Article and image by Geoff Manchester, Intrepid Travel co-founder
Today, we find ourselves in a place we never could have dreamed — asking our travelers to stay home after 31 years of helping them explore the world. While this situation is heartbreaking in so many ways, it also provides the travel industry with the opportunity to pause and reflect on our wrongdoings, and spend this time challenging ourselves to emerge from this crisis better than we were before — more sustainable, more ethical, more empowered, more responsible.
I’ve heard people saying that we were living through the golden age of travel until COVID-19 brought it to a screeching halt. But the reality is that the golden age of travel ended some time ago.
Somewhere along the way, travel — which is meant to foster compassion, breed empathy, and break down barriers — took a wrong turn. Animals were physically and emotionally abused to perform and act as props for travelers. Orphaned children even became commoditized as tourist attractions. And in the interest of short-term gains, we selfishly consumed and built over nearly every piece of vacant land, forcing our planet into a climate emergency.
This isn’t to discredit the many wonders of our industry in the past few decades — but tourism in recent years was both brilliant and broken. And while the golden age of travel feels long gone, COVID-19 should mark the start of a golden opportunity to change its course.

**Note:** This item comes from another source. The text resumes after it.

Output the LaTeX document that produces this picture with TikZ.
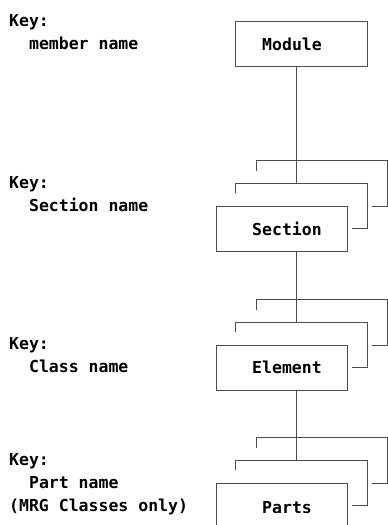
\documentclass[tikz,border=0pt]{standalone}
\usepackage{fontspec}
\setmonofont{DejaVu Sans Mono}
\definecolor{rule}{gray}{0.3}
\tikzset{
  keytext/.style={font=\ttfamily\bfseries\fontsize{16.5}{23}\selectfont,align=left,anchor=base west,inner sep=0pt},
  boxtext/.style={font=\ttfamily\bfseries\fontsize{16.5}{23}\selectfont,anchor=base west,inner sep=0pt},
  member/.style={draw=rule,line width=0.8pt,minimum width=131pt,minimum height=45pt,inner sep=0pt},
  bracket/.style={draw=rule,line width=0.8pt}
}
\begin{document}
\begin{tikzpicture}[x=1pt,y=-1pt]
        \useasboundingbox (0,0) rectangle (388,525);
        % key texts (placed at the baseline of their last line)
        \node[keytext] (module key)  at (9,49)  {Key:\\~~member name};
        \node[keytext] (section key) at (9,211) {Key:\\~~Section name};
        \node[keytext] (element key) at (9,372) {Key:\\~~Class name};
        \node[keytext] (parts key)   at (9,511) {Key:\\~~Part name\\(MRG Classes only)};
        % top box
        \node[member,minimum width=132pt] (module) at (301,43.5) {};
        \node[boxtext] (module name) at (262,50) {Module};
        % pages stacked behind each lower box
        \foreach \y in {206,345,483}{
            \draw[bracket] (256,\y-35) |- (387,\y-46) |- (372,\y);
            \draw[bracket] (235,\y-13) |- (367,\y-23) |- (352,\y+22);
        }
        \coordinate (section stem) at (296,183);
        \coordinate (element stem) at (296,322);
        \coordinate (parts stem)   at (296,460);
        \node[member] (section) at (281.5,228.5) {};
        \node[boxtext] (section name) at (252,235) {Section};
        \node[member] (element) at (281.5,367.5) {};
        \node[boxtext] (element name) at (252,373) {Element};
        \node[member] (parts) at (281.5,505.5) {};
        \node[boxtext] (parts name) at (262,513) {Parts};
        % connectors
        \draw[bracket] (module.south -| section stem)  -- (section stem);
        \draw[bracket] (section.south -| element stem) -- (element stem);
        \draw[bracket] (element.south -| parts stem)   -- (parts stem);
    \end{tikzpicture}
\end{document}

Simply put, we shouldn’t be aspiring for things to go back to normal. We should be aspiring to wholly redefine what normal means. In life it is so rare that we are given a second chance, and it’s important we don’t treat this like a fork in the road but rather a chance to forge a new path altogether. One where the rules can be rewritten to benefit the most vulnerable people, to protect the natural world and all the animals and humans who inhabit it, and to heal our planet from the damage we’ve caused.